— Stated task —
Stop after the line with "BASE_FS = 13.3": repeat exactly every line before it, beginning with the first, and that line itself.
==== Dataset section
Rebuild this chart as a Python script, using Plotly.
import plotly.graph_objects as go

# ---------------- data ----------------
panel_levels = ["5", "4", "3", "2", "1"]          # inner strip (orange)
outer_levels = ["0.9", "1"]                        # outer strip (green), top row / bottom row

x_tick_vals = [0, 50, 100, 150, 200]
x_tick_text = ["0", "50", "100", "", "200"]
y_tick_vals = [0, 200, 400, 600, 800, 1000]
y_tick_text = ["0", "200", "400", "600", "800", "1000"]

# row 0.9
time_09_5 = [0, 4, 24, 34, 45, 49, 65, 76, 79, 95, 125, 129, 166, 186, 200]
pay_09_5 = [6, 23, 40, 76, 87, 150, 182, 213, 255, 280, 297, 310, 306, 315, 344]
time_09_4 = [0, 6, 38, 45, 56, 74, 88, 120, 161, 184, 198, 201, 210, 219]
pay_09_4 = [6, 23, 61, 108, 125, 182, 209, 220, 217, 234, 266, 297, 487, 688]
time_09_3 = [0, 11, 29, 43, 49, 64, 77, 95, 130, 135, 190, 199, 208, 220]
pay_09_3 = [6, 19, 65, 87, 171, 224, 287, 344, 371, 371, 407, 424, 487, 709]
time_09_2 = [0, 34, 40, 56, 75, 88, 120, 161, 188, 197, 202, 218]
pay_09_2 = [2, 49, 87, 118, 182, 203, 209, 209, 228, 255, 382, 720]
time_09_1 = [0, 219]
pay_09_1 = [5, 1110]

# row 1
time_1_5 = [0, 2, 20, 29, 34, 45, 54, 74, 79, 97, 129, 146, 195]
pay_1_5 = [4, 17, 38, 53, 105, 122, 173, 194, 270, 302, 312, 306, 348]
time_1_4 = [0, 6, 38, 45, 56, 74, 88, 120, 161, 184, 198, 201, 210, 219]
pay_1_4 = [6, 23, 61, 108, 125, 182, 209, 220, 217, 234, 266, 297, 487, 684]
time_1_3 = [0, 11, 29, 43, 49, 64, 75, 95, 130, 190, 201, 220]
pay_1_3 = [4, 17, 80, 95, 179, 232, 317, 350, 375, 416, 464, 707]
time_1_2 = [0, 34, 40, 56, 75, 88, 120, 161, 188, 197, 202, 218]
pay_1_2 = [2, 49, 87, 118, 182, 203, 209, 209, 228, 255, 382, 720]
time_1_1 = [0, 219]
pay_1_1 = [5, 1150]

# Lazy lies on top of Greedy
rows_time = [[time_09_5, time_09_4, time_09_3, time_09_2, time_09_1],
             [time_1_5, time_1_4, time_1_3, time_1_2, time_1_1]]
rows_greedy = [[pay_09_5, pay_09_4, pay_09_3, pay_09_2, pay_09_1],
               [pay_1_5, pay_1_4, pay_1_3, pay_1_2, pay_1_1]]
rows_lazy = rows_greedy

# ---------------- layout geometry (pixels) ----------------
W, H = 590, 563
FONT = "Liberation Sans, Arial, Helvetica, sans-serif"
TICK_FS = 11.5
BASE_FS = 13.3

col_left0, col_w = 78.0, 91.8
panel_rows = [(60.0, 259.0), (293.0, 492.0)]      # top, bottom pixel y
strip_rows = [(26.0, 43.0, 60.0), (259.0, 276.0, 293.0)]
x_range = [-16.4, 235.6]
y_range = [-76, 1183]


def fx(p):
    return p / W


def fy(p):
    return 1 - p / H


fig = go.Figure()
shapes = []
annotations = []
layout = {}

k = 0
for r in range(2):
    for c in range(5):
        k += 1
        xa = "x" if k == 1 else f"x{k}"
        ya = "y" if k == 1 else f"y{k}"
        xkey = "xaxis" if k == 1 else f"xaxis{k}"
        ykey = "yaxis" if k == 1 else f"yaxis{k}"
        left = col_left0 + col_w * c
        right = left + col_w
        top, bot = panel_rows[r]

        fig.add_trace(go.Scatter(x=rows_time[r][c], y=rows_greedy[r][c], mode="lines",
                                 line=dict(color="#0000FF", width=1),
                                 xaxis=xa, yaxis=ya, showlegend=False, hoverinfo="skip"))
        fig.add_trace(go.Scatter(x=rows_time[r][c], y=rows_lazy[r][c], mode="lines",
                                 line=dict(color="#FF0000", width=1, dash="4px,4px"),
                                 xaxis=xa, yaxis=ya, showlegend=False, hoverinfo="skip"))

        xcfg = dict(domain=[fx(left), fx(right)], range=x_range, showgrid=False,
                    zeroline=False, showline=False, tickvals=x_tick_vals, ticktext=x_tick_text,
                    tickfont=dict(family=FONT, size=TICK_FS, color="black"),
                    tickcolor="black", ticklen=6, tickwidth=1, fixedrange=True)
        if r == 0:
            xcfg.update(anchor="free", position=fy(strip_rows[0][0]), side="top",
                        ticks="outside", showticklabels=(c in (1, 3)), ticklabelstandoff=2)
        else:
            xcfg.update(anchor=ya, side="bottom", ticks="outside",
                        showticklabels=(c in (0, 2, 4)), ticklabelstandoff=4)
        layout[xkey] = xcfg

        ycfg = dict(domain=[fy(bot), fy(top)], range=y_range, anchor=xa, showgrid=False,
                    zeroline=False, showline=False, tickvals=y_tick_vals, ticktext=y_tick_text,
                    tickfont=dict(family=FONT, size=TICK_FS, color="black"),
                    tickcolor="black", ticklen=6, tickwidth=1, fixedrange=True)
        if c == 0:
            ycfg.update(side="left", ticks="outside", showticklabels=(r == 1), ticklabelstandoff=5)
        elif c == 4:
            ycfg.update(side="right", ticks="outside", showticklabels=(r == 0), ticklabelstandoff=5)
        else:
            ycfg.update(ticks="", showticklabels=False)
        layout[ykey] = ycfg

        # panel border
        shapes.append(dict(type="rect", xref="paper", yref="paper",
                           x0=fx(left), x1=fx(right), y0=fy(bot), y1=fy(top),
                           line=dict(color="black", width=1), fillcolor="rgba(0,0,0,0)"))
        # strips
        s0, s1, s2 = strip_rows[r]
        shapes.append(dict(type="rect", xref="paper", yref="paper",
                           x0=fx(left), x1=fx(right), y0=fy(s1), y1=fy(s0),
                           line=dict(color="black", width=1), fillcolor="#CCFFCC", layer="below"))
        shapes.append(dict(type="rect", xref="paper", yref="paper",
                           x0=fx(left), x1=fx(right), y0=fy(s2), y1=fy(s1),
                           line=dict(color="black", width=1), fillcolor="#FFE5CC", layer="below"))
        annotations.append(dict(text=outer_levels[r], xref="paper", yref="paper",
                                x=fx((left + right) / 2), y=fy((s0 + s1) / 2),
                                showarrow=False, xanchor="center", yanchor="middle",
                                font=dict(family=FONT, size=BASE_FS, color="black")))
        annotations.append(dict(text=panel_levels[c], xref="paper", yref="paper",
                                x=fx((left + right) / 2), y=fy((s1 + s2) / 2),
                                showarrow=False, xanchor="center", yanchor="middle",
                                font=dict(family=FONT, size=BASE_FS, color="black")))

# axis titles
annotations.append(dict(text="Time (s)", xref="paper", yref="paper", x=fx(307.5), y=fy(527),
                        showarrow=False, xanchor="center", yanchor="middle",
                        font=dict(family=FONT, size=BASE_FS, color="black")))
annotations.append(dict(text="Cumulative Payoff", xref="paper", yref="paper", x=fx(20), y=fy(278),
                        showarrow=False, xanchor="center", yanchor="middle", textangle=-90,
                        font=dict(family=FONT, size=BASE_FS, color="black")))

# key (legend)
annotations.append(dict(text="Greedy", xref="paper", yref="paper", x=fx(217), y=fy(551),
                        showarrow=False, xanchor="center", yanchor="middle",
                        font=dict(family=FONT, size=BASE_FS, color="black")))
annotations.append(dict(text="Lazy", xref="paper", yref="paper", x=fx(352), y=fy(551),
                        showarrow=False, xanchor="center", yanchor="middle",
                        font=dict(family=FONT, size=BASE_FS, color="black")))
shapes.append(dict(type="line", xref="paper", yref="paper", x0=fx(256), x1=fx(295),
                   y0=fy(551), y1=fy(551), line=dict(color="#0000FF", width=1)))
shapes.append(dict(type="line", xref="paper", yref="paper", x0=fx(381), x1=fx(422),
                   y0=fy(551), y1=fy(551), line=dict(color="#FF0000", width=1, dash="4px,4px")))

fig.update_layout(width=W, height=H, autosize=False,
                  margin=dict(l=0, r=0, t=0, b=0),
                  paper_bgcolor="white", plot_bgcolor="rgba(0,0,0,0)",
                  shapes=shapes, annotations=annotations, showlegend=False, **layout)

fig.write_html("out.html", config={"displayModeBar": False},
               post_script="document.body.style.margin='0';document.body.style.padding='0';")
========
— Result —
Rebuild this chart as a Python script, using Plotly.
import plotly.graph_objects as go

# ---------------- data ----------------
panel_levels = ["5", "4", "3", "2", "1"]          # inner strip (orange)
outer_levels = ["0.9", "1"]                        # outer strip (green), top row / bottom row

x_tick_vals = [0, 50, 100, 150, 200]
x_tick_text = ["0", "50", "100", "", "200"]
y_tick_vals = [0, 200, 400, 600, 800, 1000]
y_tick_text = ["0", "200", "400", "600", "800", "1000"]

# row 0.9
time_09_5 = [0, 4, 24, 34, 45, 49, 65, 76, 79, 95, 125, 129, 166, 186, 200]
pay_09_5 = [6, 23, 40, 76, 87, 150, 182, 213, 255, 280, 297, 310, 306, 315, 344]
time_09_4 = [0, 6, 38, 45, 56, 74, 88, 120, 161, 184, 198, 201, 210, 219]
pay_09_4 = [6, 23, 61, 108, 125, 182, 209, 220, 217, 234, 266, 297, 487, 688]
time_09_3 = [0, 11, 29, 43, 49, 64, 77, 95, 130, 135, 190, 199, 208, 220]
pay_09_3 = [6, 19, 65, 87, 171, 224, 287, 344, 371, 371, 407, 424, 487, 709]
time_09_2 = [0, 34, 40, 56, 75, 88, 120, 161, 188, 197, 202, 218]
pay_09_2 = [2, 49, 87, 118, 182, 203, 209, 209, 228, 255, 382, 720]
time_09_1 = [0, 219]
pay_09_1 = [5, 1110]

# row 1
time_1_5 = [0, 2, 20, 29, 34, 45, 54, 74, 79, 97, 129, 146, 195]
pay_1_5 = [4, 17, 38, 53, 105, 122, 173, 194, 270, 302, 312, 306, 348]
time_1_4 = [0, 6, 38, 45, 56, 74, 88, 120, 161, 184, 198, 201, 210, 219]
pay_1_4 = [6, 23, 61, 108, 125, 182, 209, 220, 217, 234, 266, 297, 487, 684]
time_1_3 = [0, 11, 29, 43, 49, 64, 75, 95, 130, 190, 201, 220]
pay_1_3 = [4, 17, 80, 95, 179, 232, 317, 350, 375, 416, 464, 707]
time_1_2 = [0, 34, 40, 56, 75, 88, 120, 161, 188, 197, 202, 218]
pay_1_2 = [2, 49, 87, 118, 182, 203, 209, 209, 228, 255, 382, 720]
time_1_1 = [0, 219]
pay_1_1 = [5, 1150]

# Lazy lies on top of Greedy
rows_time = [[time_09_5, time_09_4, time_09_3, time_09_2, time_09_1],
             [time_1_5, time_1_4, time_1_3, time_1_2, time_1_1]]
rows_greedy = [[pay_09_5, pay_09_4, pay_09_3, pay_09_2, pay_09_1],
               [pay_1_5, pay_1_4, pay_1_3, pay_1_2, pay_1_1]]
rows_lazy = rows_greedy

# ---------------- layout geometry (pixels) ----------------
W, H = 590, 563
FONT = "Liberation Sans, Arial, Helvetica, sans-serif"
TICK_FS = 11.5
BASE_FS = 13.3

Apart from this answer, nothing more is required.